Anomaly detection uses historic metrics to determine if a value is invalid.

caution

You can only run an anomaly check if there are historic metrics results in the metrics repository you are using. If no historic metrics results exist, you will get the below error message:

Can't execute the assertion: requirement failed:
There have to be previous results in the MetricsRepository!!

To avoid this error, run the standard verification constraint checks first (see Example Check section above) and then add your anomaly constraint checks afterwards.

For example, we check if the size of a dataframe has increased by more than twice the previous size.

from helpers import get_metrics_target_location, cancel_job_if_failing_quality_checks
from pydeequ.verification import VerificationSuite, VerificationResult
from pydeequ.repository import FileSystemMetricsRepository, ResultKey
from pydeequ.anomaly_detection import RelativeRateOfChangeStrategy
metrics_target_location = get_metrics_target_location()
metricsRepository = FileSystemMetricsRepository(spark_session, metrics_target_location)
resultKey = ResultKey(spark_session, ResultKey.current_milli_time(), {})
anomalyVerificationSuite = VerificationSuite(spark_session) \
.onData(df) \
.useRepository(metricsRepository) \
.addAnomalyCheck(RelativeRateOfChangeStrategy(maxRateIncrease = 2.0), Size())
cancel_job_if_failing_quality_checks(VerificationResult.checkResultsAsDataFrame(spark_session, anomalyVerificationSuite.run()))
# Only update the metrics repository if cancel_job_if_failing_quality_checks succeeds.
# Otherwise the next time anomaly check runs it will compare against "incorrect" metrics.
anomalyVerificationSuite.saveOrAppendResult(resultKey).run()

Here is a list of anomaly detection types that are available to use.

Providing tags to metrics for verification constraint checks#

You can add tags to your verification metrics which may be helpful when reviewing the metric results for a particular job. To do this, include a dictionary containing key value pairs in the ResultKey as shown in example below:

import sys
from awsglue.utils import getResolvedOptions
args = getResolvedOptions(sys.argv, ['JOB_NAME'])
resultKey = ResultKey(spark_session, ResultKey.current_milli_time(), {
"source_database": source_catalog_database,
"source_table": source_catalog_table,
"glue_job_id": args['JOB_RUN_ID']
})

Stopping Glue jobs when constraint checks fail#

In order to ensure that only trusted data is outputted from your Glue job, it is important to make an assertion against your constraints to check that they have been satisfied.

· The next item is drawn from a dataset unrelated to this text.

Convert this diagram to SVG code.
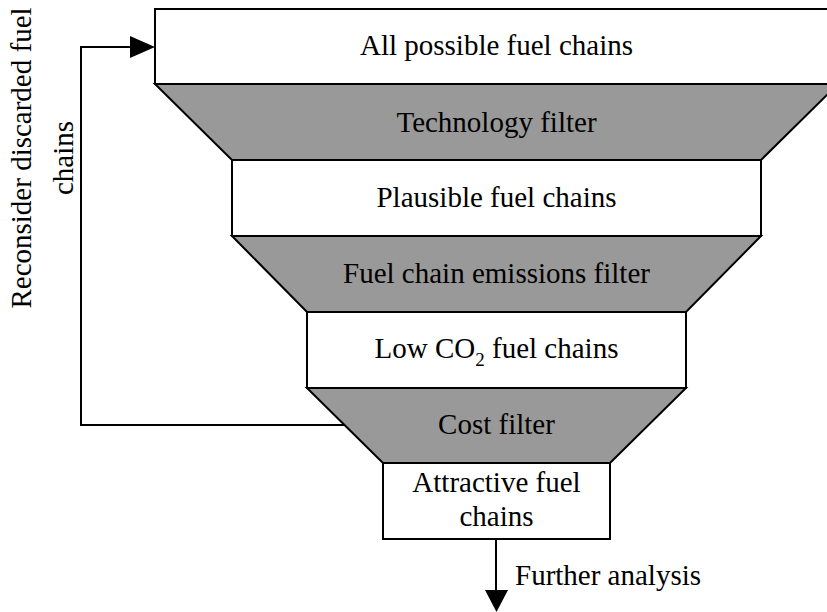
<svg xmlns="http://www.w3.org/2000/svg" width="827" height="612" viewBox="0 0 827 612">
<style>
.box{fill:#ffffff;stroke:#000;stroke-width:2}
.flt{fill:#999999;stroke:#000;stroke-width:2}
.t{font-family:"Liberation Serif","Times New Roman",serif;font-size:29px;fill:#000;text-anchor:middle}
.ln{fill:none;stroke:#000;stroke-width:2}
</style>
<rect width="827" height="612" fill="#ffffff"/>
<g id="all-chains"><rect class="box" x="155" y="9" width="690" height="75"/><text class="t" x="496.5" y="55">All possible fuel chains</text></g>
<g id="technology-filter"><polygon class="flt" points="155,84 838,84 761,160 232,160"/><text class="t" x="496.5" y="132">Technology filter</text></g>
<g id="plausible-chains"><rect class="box" x="232" y="160" width="529" height="76"/><text class="t" x="496.5" y="207">Plausible fuel chains</text></g>
<g id="emissions-filter"><polygon class="flt" points="232,236 761,236 686,312 307,312"/><text class="t" x="496.5" y="283">Fuel chain emissions filter</text></g>
<g id="low-co2-chains"><rect class="box" x="307" y="312" width="379" height="76"/><text class="t" x="496.5" y="358">Low CO<tspan font-size="19" dy="8">2</tspan><tspan dy="-8"> fuel chains</tspan></text></g>
<g id="cost-filter"><polygon class="flt" points="307,388 686,388 610,463 383,463"/><text class="t" x="496.5" y="434">Cost filter</text></g>
<g id="attractive-chains"><rect class="box" x="383" y="463" width="227" height="76"/><text class="t" x="496.5" y="492">Attractive fuel</text><text class="t" x="496.5" y="526">chains</text></g>
<g id="connectors">
<polyline class="ln" points="345,425 81,425 81,47 131,47"/>
<polygon points="130,36 155,47 130,58" fill="#000"/>
<line class="ln" x1="496" y1="539" x2="496" y2="591"/>
<polygon points="485,590 508,590 496.5,612" fill="#000"/>
<text class="t" x="515" y="585" style="text-anchor:start">Further analysis</text>
<text class="t" transform="translate(31,158) rotate(-90)">Reconsider discarded fuel</text>
<text class="t" transform="translate(73,158) rotate(-90)">chains</text>
</g>
</svg>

You can do this by including a helper function called cancel_job_if_failing_quality_checks() in your script (see helpers.py for more info). You can see an example usage in the Example Anomaly Detection section.

When a constraint check fails, an error message will be provided which might look something like the below message:

Exception: data quality checks. Value: 1.0 does not meet the constraint requirement!
The minimum(work_priority_priority_code) >= 2
| Anomaly check for Size(None). Value: 486.0 does not meet the constraint requirement!

Multiple constraint failures are delimited by a | character in the error message.